Single Tasking: Get more done through mindfulness
Chapter 14 from the CHANGE JOURNAL »
We often live by the motto “More means more.” In real life, however, that’s not always the case. Maybe you have heard of the economic theories of “marginal productivity” or “marginal utility” before. Both indicate that in a business context, for example, purchasing another machine doesn’t always turn out to be profitable. This also applies to personal situations when people are involved. Suppose we try to accomplish too much, especially to get too many things done simultaneously. In that case, this can quickly diminish the outcome.
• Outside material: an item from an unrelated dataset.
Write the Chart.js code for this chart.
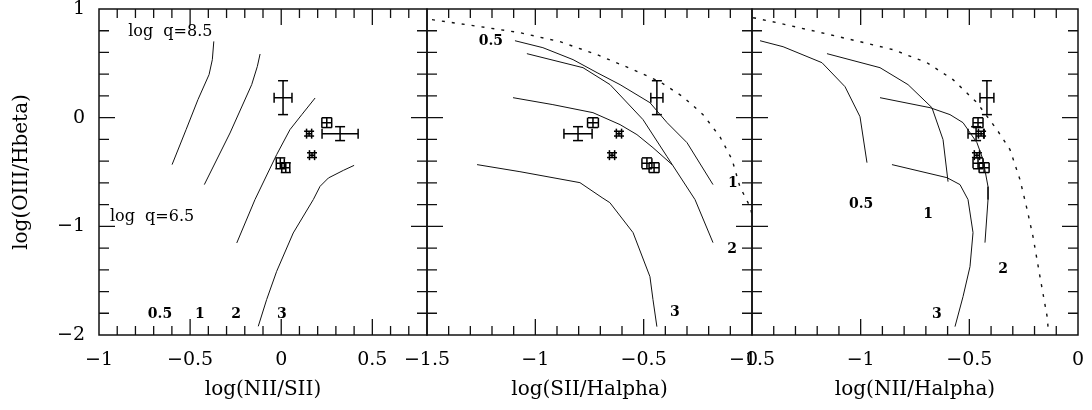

Meanwhile, various scientific studies have established that multitasking is not really beneficial. So the slogan should read, “better less and right”. But how do you promote that in a society that strives for “faster, better, and more”?
The answer is – mindfulness! Whatever you may want to do, be present. Focus one hundred percent on one thing at a time, no matter how trivial the activity may be – like brushing your teeth, answering emails, or even walking. Instead of thinking about the next task, let alone doing two things at once, train your consciousness to stay in the moment – in the here and now.
How can this be achieved? Try practicing mindfulness in every- day life. This doesn’t require you to meditate or be a yogi. Pick an activity for the next 7 days and remember to be especially mindful when performing it each day. It could even be an unavoidable activity, such as climbing stairs, for example:
You consciously ascend each step. Eating is another excellent example: Try chewing each and every bit one bite at a time, and chew for as long as possible before you actually swallow. You will realize that even such small changes in your consciousness will lead to higher productivity in other areas of life. You will gain focus – and this will lead to more success.